For a while I have had a shortage of solid inspiration for my writing, but a few months ago I had an idea. The idea was spawned by reading about the "Nuzlocke Challenge". The idea was to make a play-through of a Pokemon game more interesting by introducing self-imposed rules to make it harder. There are many discussions on the rules of the Nuzlocke Challenge and the thousands of variations people have imposed on themselves, so I won't go into too much detail here. If you want to know more, Google is your friend.
The points of the Nuzlocke Challenge that are important to this post are that it creates artificial scarcity of Pokemon, and also introduces the possibility of them permanently passing on from battle. The amazing thing about this was less the element of difficulty this adds to the game, but more the degree of emotional depth it adds to the game. Players found that in a version of the game where your Pokemon risk death and aren't as easily replaced, you value them more. You form much greater emotional attachments to them, and value abilities that would normally be viewed as so-so.

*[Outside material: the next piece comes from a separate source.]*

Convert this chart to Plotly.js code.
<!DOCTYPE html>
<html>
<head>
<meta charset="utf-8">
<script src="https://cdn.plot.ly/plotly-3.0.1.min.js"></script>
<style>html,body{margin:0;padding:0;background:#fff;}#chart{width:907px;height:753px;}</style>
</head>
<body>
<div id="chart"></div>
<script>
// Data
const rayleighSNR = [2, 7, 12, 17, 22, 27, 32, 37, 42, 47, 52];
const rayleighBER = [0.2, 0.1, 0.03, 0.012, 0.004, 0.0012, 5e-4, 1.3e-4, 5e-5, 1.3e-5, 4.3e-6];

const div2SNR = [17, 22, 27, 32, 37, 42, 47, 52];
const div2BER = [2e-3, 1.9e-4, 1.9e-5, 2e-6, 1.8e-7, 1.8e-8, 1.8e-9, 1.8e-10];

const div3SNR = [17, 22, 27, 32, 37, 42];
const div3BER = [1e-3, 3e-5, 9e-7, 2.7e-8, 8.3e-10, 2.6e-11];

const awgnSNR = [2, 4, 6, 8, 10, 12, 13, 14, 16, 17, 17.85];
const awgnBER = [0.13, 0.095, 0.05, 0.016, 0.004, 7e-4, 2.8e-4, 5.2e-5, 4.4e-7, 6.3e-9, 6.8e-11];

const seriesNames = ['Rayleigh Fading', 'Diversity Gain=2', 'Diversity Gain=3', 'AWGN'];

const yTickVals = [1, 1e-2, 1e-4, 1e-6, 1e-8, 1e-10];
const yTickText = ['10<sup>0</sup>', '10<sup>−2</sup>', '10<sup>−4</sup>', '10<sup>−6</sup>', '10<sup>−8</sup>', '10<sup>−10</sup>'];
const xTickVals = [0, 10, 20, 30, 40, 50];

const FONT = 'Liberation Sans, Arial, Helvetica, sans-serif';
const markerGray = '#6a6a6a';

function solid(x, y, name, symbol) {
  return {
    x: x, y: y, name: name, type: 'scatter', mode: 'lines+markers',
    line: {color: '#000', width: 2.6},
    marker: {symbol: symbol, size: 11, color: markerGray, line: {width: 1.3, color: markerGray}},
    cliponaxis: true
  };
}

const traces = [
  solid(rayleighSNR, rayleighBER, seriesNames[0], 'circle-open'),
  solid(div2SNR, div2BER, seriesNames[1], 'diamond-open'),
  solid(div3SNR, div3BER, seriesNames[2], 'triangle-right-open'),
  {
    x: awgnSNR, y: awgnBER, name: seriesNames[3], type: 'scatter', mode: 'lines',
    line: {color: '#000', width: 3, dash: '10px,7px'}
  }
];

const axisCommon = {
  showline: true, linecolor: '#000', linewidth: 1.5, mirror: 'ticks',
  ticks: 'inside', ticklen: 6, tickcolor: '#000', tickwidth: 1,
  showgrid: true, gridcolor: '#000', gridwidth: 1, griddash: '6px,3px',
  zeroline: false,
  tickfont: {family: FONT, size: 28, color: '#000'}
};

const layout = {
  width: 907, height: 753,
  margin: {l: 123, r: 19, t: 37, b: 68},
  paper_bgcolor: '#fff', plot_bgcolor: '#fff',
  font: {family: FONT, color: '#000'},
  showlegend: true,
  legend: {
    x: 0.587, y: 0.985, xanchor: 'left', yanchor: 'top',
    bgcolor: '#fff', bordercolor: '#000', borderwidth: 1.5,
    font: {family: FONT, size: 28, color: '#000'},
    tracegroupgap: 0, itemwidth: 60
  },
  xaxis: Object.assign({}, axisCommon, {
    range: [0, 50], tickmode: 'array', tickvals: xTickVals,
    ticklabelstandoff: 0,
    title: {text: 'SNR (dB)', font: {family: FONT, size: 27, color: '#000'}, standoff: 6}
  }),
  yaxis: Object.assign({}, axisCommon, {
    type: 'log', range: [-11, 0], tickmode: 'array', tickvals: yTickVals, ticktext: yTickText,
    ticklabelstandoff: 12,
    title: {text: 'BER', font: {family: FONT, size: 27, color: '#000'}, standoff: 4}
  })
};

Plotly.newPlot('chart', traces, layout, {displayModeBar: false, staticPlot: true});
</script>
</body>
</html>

The other aspect of the stories people, especially the originator of the challenge, tell of their Pokemon journeys. They are legitimately interesting stories that tell real human stories of the writer's interaction with these virtual pets. There are many of these stories that are rather compelling, despite being technically fan-fiction. Fan-fiction has a bad reputation. In large part this bad reputation comes from the fact that it is done by amateur writers in the worlds, and with the characters, created by other artists. It tends to have the effect of having a new screenwriter taking a book and turning it into a movie, then you add the fact that it is often someone with little writing experience or talent doing it as a hobby, with a complete lack of a special effects budget, and little to no editing. There are some works of fan-fiction that are rather good though. A couple of them have actually been commercially successful once they brushed the intellectual property of their original inspiration and became their own thing.

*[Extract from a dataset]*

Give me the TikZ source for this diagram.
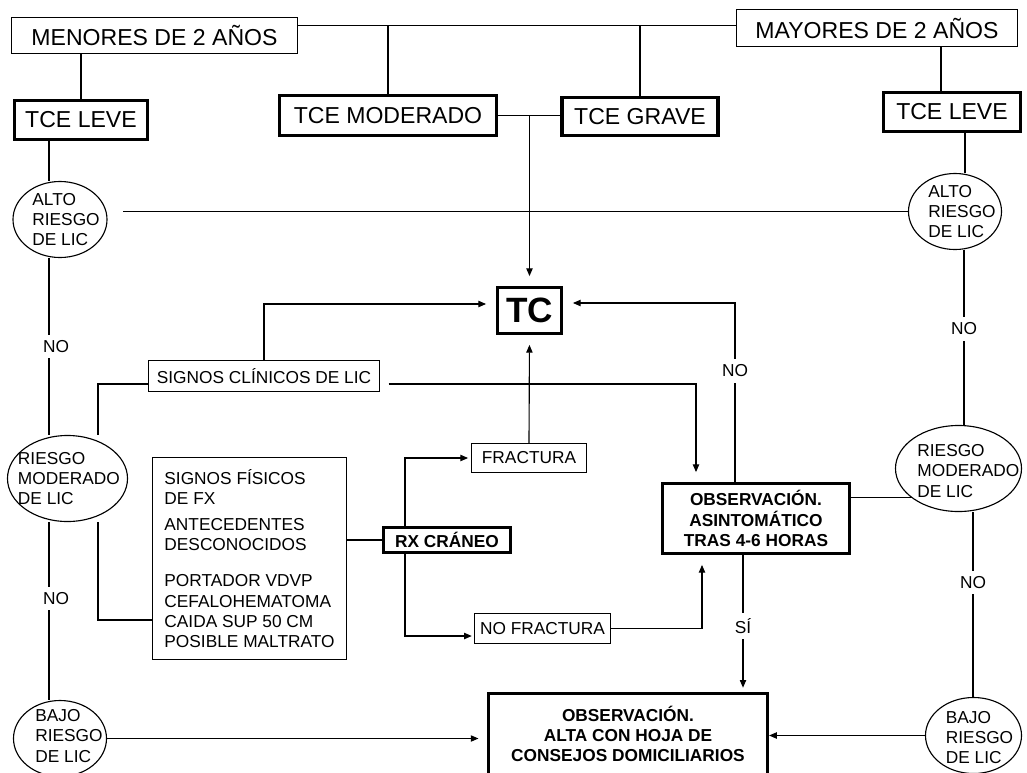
\documentclass[tikz,border=0pt]{standalone}
\usepackage{fontspec}
\setmainfont{Liberation Sans}
\usetikzlibrary{shapes.geometric, arrows.meta}

\begin{document}
\begin{tikzpicture}[x=0.025cm, y=-0.025cm, line width=0.8pt,
	>={Triangle[length=5.5pt,width=4.5pt]},
	caja/.style={draw, rectangle, inner sep=0pt, font=\fontsize{12.3}{14.5}\selectfont},
	cabecera/.style={caja, font=\fontsize{16.4}{19}\selectfont},
	gruesa/.style={caja, line width=2.2pt, font=\fontsize{12.3}{14.5}\selectfont\bfseries, align=center},
	grande/.style={cabecera, line width=2.2pt},
	elip/.style={draw, ellipse, inner sep=0pt},
	txt/.style={font=\fontsize{12.3}{14.5}\selectfont, align=left},
	rotulo/.style={fill=white, font=\fontsize{12.3}{14.5}\selectfont, inner sep=4pt},
	hueco/.style={shorten >=7pt}]
\useasboundingbox (0,0) rectangle (1027,772);
\node[cabecera, minimum width=7.15cm, minimum height=0.9cm] (menores) at (154.5,35.5) {MENORES DE 2 AÑOS};
\node[cabecera, minimum width=7.025cm, minimum height=0.925cm] (mayores) at (877,28) {MAYORES DE 2 AÑOS};
\node[grande, minimum width=3.325cm, minimum height=0.975cm] (tceLeveL) at (81,120) {TCE LEVE};
\node[grande, minimum width=5.425cm, minimum height=1cm] (tceModerado) at (388,115.5) {TCE MODERADO};
\node[grande, minimum width=3.9cm, minimum height=0.95cm] (tceGrave) at (640,116.5) {TCE GRAVE};
\node[grande, minimum width=3.425cm, minimum height=0.975cm] (tceLeveR) at (952,112) {TCE LEVE};
\node[gruesa, font=\fontsize{25}{30}\selectfont\bfseries, minimum width=1.6cm, minimum height=1.15cm] (tc) at (529.5,310.5) {TC};
\node[caja, minimum width=5.775cm, minimum height=0.775cm] (signosCL) at (264,376) {SIGNOS CLÍNICOS DE LIC};
\node[caja, align=left, minimum width=4.85cm, minimum height=5.05cm] (fisicos) at (249.5,558.5)
	{SIGNOS FÍSICOS\\DE FX\\[4pt]ANTECEDENTES\\DESCONOCIDOS\\[11pt]PORTADOR VDVP\\CEFALOHEMATOMA\\CAIDA SUP 50 CM\\POSIBLE MALTRATO};
\node[gruesa, minimum width=3.175cm, minimum height=0.625cm] (rx) at (447,540) {RX CRÁNEO};
\node[caja, minimum width=2.875cm, minimum height=0.725cm] (fractura) at (529,458) {FRACTURA};
\node[caja, minimum width=3.4cm, minimum height=0.75cm] (noFractura) at (542.5,628.5) {NO FRACTURA};
\node[gruesa, minimum width=4.675cm, minimum height=1.75cm] (obs) at (756,518.5) {OBSERVACIÓN.\\ASINTOMÁTICO\\TRAS 4-6 HORAS};
\node[gruesa, minimum width=6.975cm, minimum height=2.025cm] (alta) at (628,734) {OBSERVACIÓN.\\ALTA CON HOJA DE\\CONSEJOS DOMICILIARIOS};
\node[elip, minimum width=2.35cm, minimum height=1.9cm, label={[txt, xshift=4.3pt]center:ALTO\\RIESGO\\DE LIC}] (altoL) at (60,219.5) {};
\node[elip, minimum width=3cm, minimum height=2.15cm, label={[txt, xshift=1pt]center:RIESGO\\MODERADO\\DE LIC}] (riesgoL) at (67.5,478.5) {};
\node[elip, minimum width=2.325cm, minimum height=1.9cm, label={[txt, xshift=6.4pt, yshift=1.8pt]center:BAJO\\RIESGO\\DE LIC}] (bajoL) at (60,738.5) {};
\node[elip, minimum width=2.325cm, minimum height=1.9cm, label={[txt, xshift=5pt]center:ALTO\\RIESGO\\DE LIC}] (altoR) at (955,211.5) {};
\node[elip, minimum width=3.15cm, minimum height=2.15cm, label={[txt, xshift=7pt, yshift=-1.8pt]center:RIESGO\\MODERADO\\DE LIC}] (riesgoR) at (958.5,468.5) {};
\node[elip, minimum width=2.4cm, minimum height=1.9cm, label={[txt, xshift=4.3pt, yshift=-1.5pt]center:BAJO\\RIESGO\\DE LIC}] (bajoR) at (973.5,735.5) {};
\coordinate (bus) at (0,25.5);
\draw (menores.east |- bus) to (mayores.west |- bus);
\draw (tceModerado.north |- bus) to (tceModerado.north);
\draw (tceGrave.north |- bus) to (tceGrave.north);
\draw (tceLeveL.north |- menores.south) to (tceLeveL.north);
\draw (941,0 |- mayores.south) to (941,0 |- tceLeveR.north);
\draw (tceModerado.east) to (tceGrave.west |- tceModerado.east);
\draw[->, hueco] (tc.north |- tceModerado.east) to (tc.north);
\draw (49,0 |- tceLeveL.south) to (49,0 |- altoL.north);
\draw (49,0 |- altoL.south) to node[rotulo, pos=0.5, xshift=5pt] {NO} (49,0 |- riesgoL.north);
\draw (49,0 |- riesgoL.south) to node[rotulo, pos=0.43, xshift=5pt] {NO} (49,0 |- bajoL.north);
\draw[shorten <=11pt] (altoL.east |- altoR.west) to (altoR.west);
\draw (965,0 |- tceLeveR.south) to (965,0 |- altoR.north);
\draw (964,0 |- altoR.south) to node[rotulo, pos=0.45] {NO} (964,0 |- riesgoR.north);
\draw (973,0 |- riesgoR.south) to node[rotulo, pos=0.38] {NO} (973,0 |- bajoR.north);
\draw[->] (bajoR.west) to (alta.east |- bajoR.west);
\draw[->, shorten >=6pt] (bajoL.east) to (alta.west |- bajoL.east);
\draw (obs.east |- riesgoR.212) to (riesgoR.212);
\draw[->, hueco] (obs.north -| 735,0) |- node[rotulo, pos=0.31] {NO} (tc.east |- 0,303);
\draw[->, hueco] (signosCL.north) |- (tc.west |- 0,304);
\draw[->, hueco, shorten <=6pt] (signosCL.east |- 0,384) -| (obs.north -| 696,0);
\draw (98,0 |- riesgoL.north) |- (signosCL.west |- 0,384);
\draw (98,0 |- riesgoL.south) |- (fisicos.west |- 0,620);
\draw (fisicos.east |- rx.west) to (rx.west);
\draw[->, shorten >=2pt] (rx.north -| 405,0) |- (fractura.west);
\draw[->, shorten >=1.5pt] (rx.south -| 405,0) |- (noFractura.west |- 0,636);
\draw[->, hueco] (fractura.north) to (tc.south);
\draw[->, hueco] (noFractura.east) -| (obs.south -| 702,0);
\draw[->, shorten >=3pt] (obs.south -| 743,0) to node[rotulo, pos=0.52] {SÍ} (alta.north -| 743,0);
\end{tikzpicture}
\end{document}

These stories of these challenges though are rather riveting not just because they are in a world we love. They are also about the real player playing the game and the real attachment they form with their Pokemon. There is real risk at each cliffhanger, because the author is not just choosing who lives or dies, that is decided by the in game mechanics. The characters are always just a lucky critical hit away from disappearing forever.
This is what is drawing me into the possibility of a writing project that is technically fan-fiction. A few months ago I had an idea of writing an in character narrative of a single character going through the Pokemon journeys of all of the regions in the game so far. Each journey through each region would follow an actual playthrough of the relevant game that would follow certain self imposed rules. If a Pokemon faints in a situation where it would be unlikely that the enemy would stop attacking just because it is the fair thing to do, such as, an attack by a wild Pokemon or a battle with hardened criminals. In these cases, if a Pokemon faints, it is dead. Also, the protagonist will behave based on internal motivations, not just what I as a player believe is the most powerful choice. Also, the game events will be described in character by the protagonist who is from the fictional Pokemon world.
I will, however, be taking some degree of artistic licence. Certain details will be changed to fit the narrative and make sense. For instance, distances and the time necessary to travel them will have a bit more verisimilitude. Stops to be healed will take more than a few seconds. The protagonist and his Pokemon will need to eat. As Pokemon are the only type of animals in the setting, any meat eaten will come from a Pokemon, (this is an aspect that seems to be true in most versions of the Pokemon universe, however, rarely dwelled upon as Pokemon is marketed to children.) Also, as time passes, it will make sense to take artistic licence with a few other aspects. The protagonist will not stay ten years old forever, and as he ages it will be necessarily to recolor his later adventures to account for him being older than is assumed that the game protagonist is. Certain other characters will also have to be aged appropriately, or certain aspects could get weird.
This is all, of course, assuming that I make it far into this project before losing momentum. Anyways, that is a look into the new project that I'm working on and why.